What the task requires
Leave the pictures out. Retype exactly the lines below from the one containing "Output the Python" through the one containing "0.65, 0.40, 0.31]", and no others.

Available data
══════════════════════════════
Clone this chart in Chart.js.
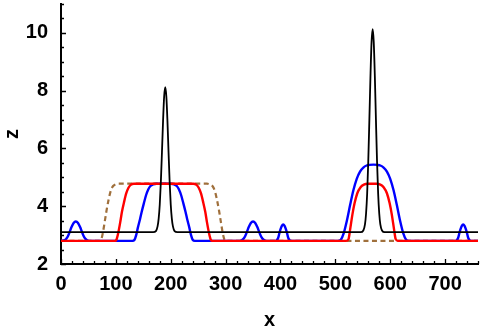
<!DOCTYPE html>
<html>
<head>
<meta charset="utf-8">
<script src="https://cdn.jsdelivr.net/npm/chart.js@4"></script>
<style>
  html, body { margin: 0; padding: 0; background: #fff; }
  #plot { display: block; }
</style>
</head>
<body>
<canvas id="plot" width="484" height="332"></canvas>
<script>
// values
const blackX = [0, 168, 173, 176, 178, 180, 182, 184, 186, 188, 190, 192, 194, 196, 198, 200, 202, 204, 207, 212,
  546, 551, 554, 556, 558, 560, 562, 564, 566, 568, 570, 572, 574, 576, 578, 580, 582, 585, 590, 760];
const blackZ = [3.1, 3.1, 3.14, 3.30, 3.57, 4.06, 4.85, 5.87, 6.95, 7.80, 8.12, 7.80, 6.95, 5.87, 4.85, 4.06, 3.57, 3.30, 3.14, 3.1,
  3.1, 3.16, 3.37, 3.75, 4.44, 5.55, 6.98, 8.49, 9.68, 10.13, 9.68, 8.49, 6.98, 5.55, 4.44, 3.75, 3.37, 3.16, 3.1, 3.1];

const redX = [0, 98, 101, 104, 108, 111, 115, 119, 123, 127, 133, 241, 247, 251, 255, 259, 263, 266, 270, 273, 276,
  520, 524, 527, 531, 535, 540, 546, 552, 559, 575, 582, 588, 594, 599, 603, 607, 610, 614, 760];
const redZ = [2.8, 2.8, 2.84, 3.05, 3.45, 3.8, 4.15, 4.45, 4.64, 4.74, 4.78, 4.78, 4.74, 4.64, 4.45, 4.15, 3.8, 3.45, 3.05, 2.84, 2.8,
  2.8, 2.86, 3.2, 3.7, 4.1, 4.45, 4.66, 4.75, 4.78, 4.78, 4.75, 4.66, 4.45, 4.1, 3.7, 3.2, 2.86, 2.8, 2.8];

const blueX = [0, 7, 10, 13, 16, 19, 23, 27, 31, 35, 38, 41, 44, 47, 51,
  130, 134, 137, 140, 144, 147, 151, 155, 159, 163, 168, 174, 200, 206, 211, 215, 219, 223, 227, 230, 234, 237, 240, 244,
  326, 330, 333, 336, 339, 342, 346, 350, 354, 358, 361, 364, 367, 370, 374,
  391, 393, 395, 396.5, 398, 400, 402.5, 405, 407.5, 410, 412, 413.5, 415, 417, 419,
  505, 510, 515, 521, 527, 533, 539, 545, 551, 557, 562, 569.5, 577, 582, 588, 594, 600, 606, 612, 618, 624, 629, 634,
  719, 721, 723, 724.5, 726, 728, 730.5, 733, 735.5, 738, 740, 741.5, 743, 745, 747, 760];
const blueZ = [2.8, 2.83, 2.88, 2.98, 3.12, 3.27, 3.42, 3.47, 3.42, 3.27, 3.12, 2.98, 2.88, 2.83, 2.8,
  2.8, 2.84, 3.0, 3.25, 3.55, 3.8, 4.1, 4.38, 4.58, 4.7, 4.76, 4.78, 4.78, 4.76, 4.7, 4.58, 4.38, 4.1, 3.8, 3.55, 3.25, 3.0, 2.84, 2.8,
  2.8, 2.83, 2.88, 2.98, 3.12, 3.27, 3.42, 3.47, 3.42, 3.27, 3.12, 2.98, 2.88, 2.83, 2.8,
  2.8, 2.82, 2.87, 2.95, 3.07, 3.20, 3.32, 3.37, 3.32, 3.20, 3.07, 2.95, 2.87, 2.82, 2.8,
  2.8, 2.84, 3.05, 3.5, 4.05, 4.56, 4.95, 5.2, 5.34, 5.41, 5.43, 5.44, 5.43, 5.41, 5.34, 5.2, 4.95, 4.56, 4.05, 3.5, 3.05, 2.84, 2.8,
  2.8, 2.82, 2.87, 2.95, 3.07, 3.20, 3.32, 3.37, 3.32, 3.20, 3.07, 2.95, 2.87, 2.82, 2.8, 2.8];

const brownX = [0, 70, 73, 76, 80, 83, 87, 91, 95, 99, 105, 266, 272, 276, 280, 284, 288, 291, 295, 298, 301, 760];
const brownZ = [2.8, 2.8, 2.84, 3.05, 3.5, 3.85, 4.25, 4.55, 4.7, 4.75, 4.78, 4.78, 4.75, 4.7, 4.55, 4.25, 3.85, 3.5, 3.05, 2.84, 2.8, 2.8];

const xTicks = [0, 100, 200, 300, 400, 500, 600, 700];
const zTicks = [2, 4, 6, 8, 10];

function pts(xs, zs) {
  return xs.map((x, i) => ({ x: x, y: zs[i] }));
}

const font = { family: "'Liberation Sans', Arial, sans-serif", size: 20, weight: 'bold' };

// Mathematica style ticks that point into the plot
const inwardTicks = {
  id: 'inwardTicks',
  afterDraw(chart) {
    const { ctx, chartArea, scales } = chart;
    ctx.save();
    ctx.strokeStyle = '#000';
    ctx.lineWidth = 1.3;
    ctx.beginPath();
    for (let v = scales.x.min; v <= scales.x.max; v += 20) {
      const px = Math.round(scales.x.getPixelForValue(v)) + 0.5;
      const len = v % 100 === 0 ? 5 : 3;
      ctx.moveTo(px, chartArea.bottom);
      ctx.lineTo(px, chartArea.bottom - len);
    }
    for (let v = scales.y.min; v <= scales.y.max + 0.01; v += 0.5) {
      const py = Math.round(scales.y.getPixelForValue(v)) + 0.5;
      const len = v % 2 === 0 ? 5 : 3;
      ctx.moveTo(chartArea.left, py);
      ctx.lineTo(chartArea.left + len, py);
    }
    ctx.stroke();
    ctx.restore();
  }
};

const line = (data, color, width) => ({
  data: data,
  borderColor: color,
  borderWidth: width,
  pointRadius: 0,
  fill: false,
  cubicInterpolationMode: 'monotone'
});

const brown = line(pts(brownX, brownZ), '#a0703c', 2.2);
brown.borderDash = [5, 3.5];

new Chart(document.getElementById('plot'), {
  type: 'line',
  data: {
    datasets: [
      line(pts(blackX, blackZ), '#000000', 1.8),
      line(pts(redX, redZ), '#ff0000', 2.4),
      line(pts(blueX, blueZ), '#0000ff', 2.4),
      brown
    ]
  },
  options: {
    responsive: false,
    animation: false,
    events: [],
    layout: { padding: { top: 4, right: 6, left: 0, bottom: 0 } },
    plugins: { legend: { display: false }, tooltip: { enabled: false } },
    scales: {
      x: {
        type: 'linear',
        min: 0,
        max: 760,
        afterFit: (s) => { s.height = 68; s.paddingLeft = 0; s.paddingRight = 0; },
        afterBuildTicks: (s) => { s.ticks = xTicks.map(v => ({ value: v })); },
        grid: { display: false },
        border: { display: true, color: '#000', width: 2 },
        ticks: { color: '#000', font: font, padding: 0, maxRotation: 0 },
        title: { display: true, text: 'x', color: '#000', font: font, padding: { top: 0, bottom: 0 } }
      },
      y: {
        min: 2,
        max: 11,
        afterFit: (s) => { s.width = 61; s.paddingTop = 0; s.paddingBottom = 0; },
        afterBuildTicks: (s) => { s.ticks = zTicks.map(v => ({ value: v })); },
        grid: { display: false },
        border: { display: true, color: '#000', width: 2 },
        ticks: { color: '#000', font: font, padding: 5 },
        title: { display: true, text: 'z', color: '#000', font: font, padding: { top: 0, bottom: 0 } }
      }
    }
  },
  plugins: [inwardTicks]
});
</script>
</body>
</html>
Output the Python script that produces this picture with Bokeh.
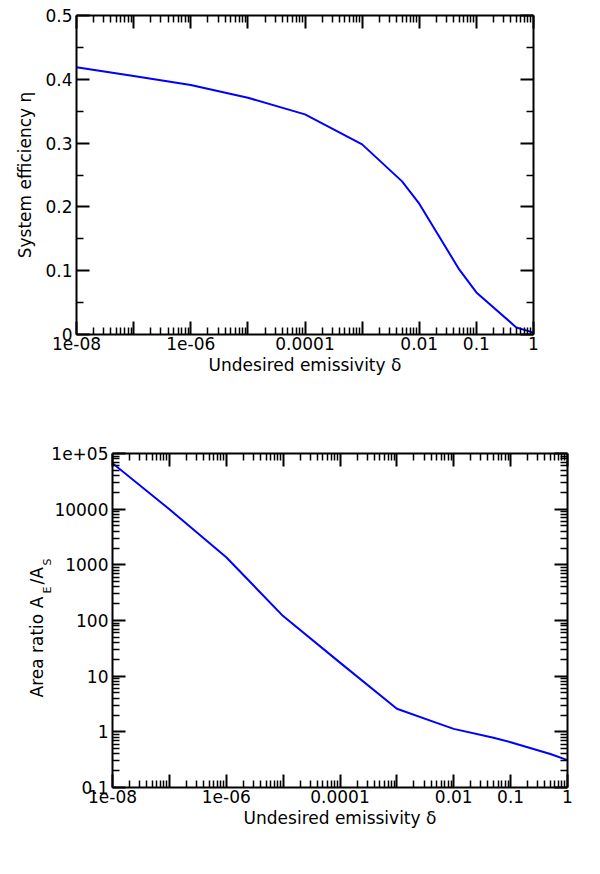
import math
from bokeh.plotting import figure
from bokeh.models import (FixedTicker, LogAxis, LinearAxis, CustomJSTickFormatter,
                          Label, Range1d)
from bokeh.embed import file_html
from bokeh.resources import INLINE

# ---------------- data ----------------
delta = [1e-8, 1e-7, 1e-6, 1e-5, 1e-4, 1e-3, 5e-3, 1e-2, 5e-2, 0.1, 0.5, 1.0]
efficiency = [0.419, 0.405, 0.391, 0.371, 0.345, 0.298, 0.240, 0.205, 0.102, 0.066, 0.011, 0.003]
area_ratio = [6.7e4, 1.0e4, 1370, 120, 17.5, 2.6, 1.45, 1.13, 0.78, 0.65, 0.40, 0.31]

x_major = [1e-8, 1e-7, 1e-6, 1e-5, 1e-4, 1e-3, 1e-2, 1e-1, 1.0]
x_labels = ["1e-08", "", "1e-06", "", "0.0001", "", "0.01", "0.1", "1"]

eff_major = [0.0, 0.1, 0.2, 0.3, 0.4, 0.5]
eff_minor = [0.05, 0.15, 0.25, 0.35, 0.45]
eff_labels = ["0", "0.1", "0.2", "0.3", "0.4", "0.5"]

ar_major = [0.1, 1, 10, 100, 1000, 10000, 1e5]
ar_labels = ["0.1", "1", "10", "100", "1000", "10000", "1e+05"]

x_title = "Undesired emissivity δ"
y1_title = "System efficiency η"
y2_title_parts = ["Area ratio A", "E", "/A", "S"]   # A_E / A_S

FONT = "DejaVu Sans"
FS = "17px"
LINE_COLOR = "#0000ff"

# frame geometry (pixels)
P1_LEFT, P1_TOP, P1_W, P1_H = 76, 15, 457, 319
P2_LEFT, P2_W, P2_H = 112, 455, 334
P1_BOTTOM_BORDER = 60
P2_FRAME_TOP = 453
P2_TOP_BORDER = P2_FRAME_TOP - (P1_TOP + P1_H + P1_BOTTOM_BORDER)


def log_minors(majors):
    out = []
    for m in majors[:-1]:
        for k in range(2, 10):
            out.append(m * k)
    return out


def fmt(tv, tl):
    return CustomJSTickFormatter(args=dict(tv=tv, tl=tl), code="""
        for (let i = 0; i < tv.length; i++) {
            if (Math.abs(tick - tv[i]) <= 1e-6 * Math.abs(tv[i]) + 1e-15) return tl[i];
        }
        return "";
    """)


def style_axis(ax, labels=True):
    ax.axis_line_width = 2
    ax.axis_line_color = "black"
    ax.major_tick_in = 13
    ax.major_tick_out = 0
    ax.minor_tick_in = 7
    ax.minor_tick_out = 0
    ax.major_tick_line_width = 2
    ax.minor_tick_line_width = 1.5
    ax.major_tick_line_color = "black"
    ax.minor_tick_line_color = "black"
    ax.major_label_text_font = FONT
    ax.axis_label_text_font = FONT
    ax.axis_label_text_font_style = "normal"
    ax.axis_label_text_font_size = FS
    ax.axis_label_text_color = "black"
    ax.major_label_text_color = "black"
    if labels:
        ax.major_label_text_font_size = FS
    else:
        ax.major_label_text_font_size = "0px"
        ax.major_label_standoff = 0


x_ticker = FixedTicker(ticks=x_major, minor_ticks=log_minors(x_major))
x_fmt = fmt(x_major, x_labels)

# ---------------- top figure ----------------
p1 = figure(x_axis_type="log", x_range=Range1d(1e-8, 1.0), y_range=Range1d(0, 0.5),
            frame_width=P1_W, frame_height=P1_H,
            min_border_left=P1_LEFT, min_border_right=20, min_border_top=P1_TOP,
            min_border_bottom=P1_BOTTOM_BORDER,
            output_backend="svg", toolbar_location=None)
p1.outline_line_color = None
p1.grid.visible = False
p1.line(delta, efficiency, line_color=LINE_COLOR, line_width=2)

y1_ticker = FixedTicker(ticks=eff_major, minor_ticks=eff_minor)
p1.xaxis.ticker = x_ticker
p1.xaxis.formatter = x_fmt
p1.yaxis.ticker = y1_ticker
p1.yaxis.formatter = fmt(eff_major, eff_labels)
p1.xaxis.axis_label = x_title
p1.yaxis.axis_label = y1_title
for ax in p1.xaxis:
    style_axis(ax)
    ax.major_label_standoff = 2
    ax.axis_label_standoff = 2
for ax in p1.yaxis:
    style_axis(ax)
    ax.major_label_standoff = 4
    ax.axis_label_standoff = 7

top1 = LogAxis(ticker=x_ticker, formatter=x_fmt)
style_axis(top1, labels=False)
p1.add_layout(top1, "above")
right1 = LinearAxis(ticker=y1_ticker, formatter=fmt(eff_major, eff_labels))
style_axis(right1, labels=False)
p1.add_layout(right1, "right")

# ---------------- bottom figure ----------------
p2 = figure(x_axis_type="log", y_axis_type="log",
            x_range=Range1d(1e-8, 1.0), y_range=Range1d(0.1, 1e5),
            frame_width=P2_W, frame_height=P2_H,
            min_border_left=P2_LEFT, min_border_right=15, min_border_top=P2_TOP_BORDER,
            min_border_bottom=60,
            output_backend="svg", toolbar_location=None)
p2.outline_line_color = None
p2.grid.visible = False
p2.line(delta, area_ratio, line_color=LINE_COLOR, line_width=2)

y2_ticker = FixedTicker(ticks=ar_major, minor_ticks=log_minors(ar_major))
p2.xaxis.ticker = x_ticker
p2.xaxis.formatter = x_fmt
p2.yaxis.ticker = y2_ticker
p2.yaxis.formatter = fmt(ar_major, ar_labels)
p2.xaxis.axis_label = x_title
for ax in p2.xaxis:
    style_axis(ax)
    ax.major_label_standoff = 2
    ax.axis_label_standoff = 2
for ax in p2.yaxis:
    style_axis(ax)
    ax.major_label_standoff = 4

top2 = LogAxis(ticker=x_ticker, formatter=x_fmt)
style_axis(top2, labels=False)
p2.add_layout(top2, "above")
right2 = LogAxis(ticker=y2_ticker, formatter=fmt(ar_major, ar_labels))
style_axis(right2, labels=False)
p2.add_layout(right2, "right")


# y title with subscripts: anchor positions in figure pixels, converted to the
# bottom plot's data space. Placed in the (blank) lower side panel so they are
# not clipped to the frame and do not shift the frame's left edge.
def px_to_x2(px):
    return 10 ** (-8 + 8 * (px - P2_LEFT) / P2_W)


def py_to_y2(py):
    return 10 ** (5 - 6 * (py - P2_FRAME_TOP) / P2_H)


ang = math.pi / 2
anchors = [  # baseline x (px), start y (px), font px
    (36, 697, 17),
    (47, 593, 11),
    (36, 584, 17),
    (47, 565, 11),
]
for txt, (bx, sy, fs) in zip(y2_title_parts, anchors):
    p2.add_layout(Label(x=px_to_x2(bx), y=py_to_y2(sy),
                        text=txt, angle=ang, text_align="left", text_baseline="alphabetic",
                        text_font=FONT, text_font_size=f"{fs}px", text_color="black"),
                  "below")

open("out.html", "w").write(file_html([p1, p2], INLINE))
══════════════════════════════
Answer to this task
Output the Python script that produces this picture with Bokeh.
import math
from bokeh.plotting import figure
from bokeh.models import (FixedTicker, LogAxis, LinearAxis, CustomJSTickFormatter,
                          Label, Range1d)
from bokeh.embed import file_html
from bokeh.resources import INLINE

# ---------------- data ----------------
delta = [1e-8, 1e-7, 1e-6, 1e-5, 1e-4, 1e-3, 5e-3, 1e-2, 5e-2, 0.1, 0.5, 1.0]
efficiency = [0.419, 0.405, 0.391, 0.371, 0.345, 0.298, 0.240, 0.205, 0.102, 0.066, 0.011, 0.003]
area_ratio = [6.7e4, 1.0e4, 1370, 120, 17.5, 2.6, 1.45, 1.13, 0.78, 0.65, 0.40, 0.31]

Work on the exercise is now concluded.